A well-diversified lending mix has paid off for Bajaj Finance, one of the leading non-banking financial companies. The stock’s valuations have sky-rocketed in the last five years thanks to the company’s robust loan growth, good asset quality, prudent provisioning norms and strong return ratios. From about one-time, one-year forward book, the stock has been re-rated to a hefty four times over the last five years. The stock price has gained 10-fold during this period; spurred by earnings growth of 59 per cent annually in the last five years.
Following the demerger with Bajaj Auto (and coming under the fold of Bajaj Finserv), Bajaj Finance underwent a major restructuring in 2007. Improving affordability as well as Bajaj Finance’s expansion into new product lines led to robust growth in loans. The loans have grown a healthy 50 per cent annually in the last five years.
The company now has a well-diversified business which spans across consumer finance, SMEs and commercial and rural lending. The company is a dominant consumer durables financier in India. Given the high entry barriers in this business, Bajaj Finance’s sound customer base and well-entrenched distribution network provide a competitive advantage over other players. Moreover, the company’s investments in technology and digitisation will help it capitalise on the e-commerce boom. The other segments also continue to grow at a healthy pace. In the recent December quarter, in fact, the company’s loan book grew 41 per cent.
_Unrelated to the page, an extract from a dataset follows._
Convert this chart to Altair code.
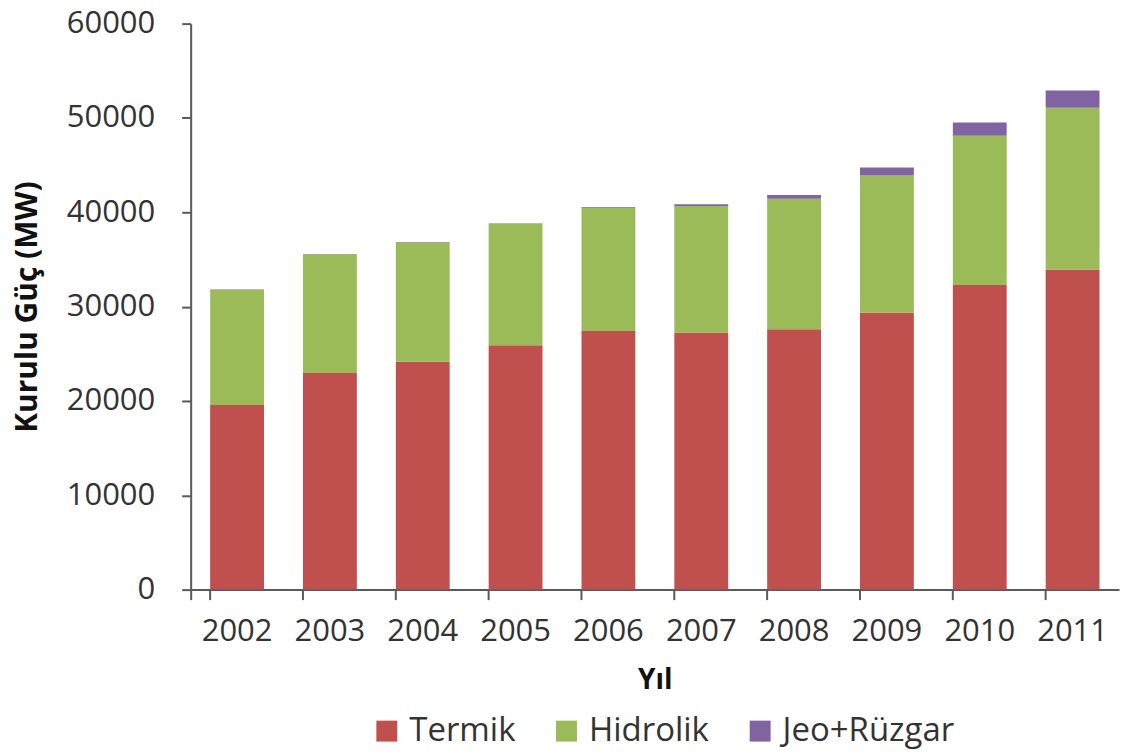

Net non-performing assets (NPAs) have remained below the 1 per cent mark in the last couple of years. The company is better placed to implement the more stringent norms mandated by the RBI for NBFCs. While Bajaj Finance follows a 150-day norm for classification of loans as NPAs, its provisioning is done on a 90-day cut-off. By the end of March 2018, NBFCs would have to classify loans as NPAs when borrowers default for 90 days or more.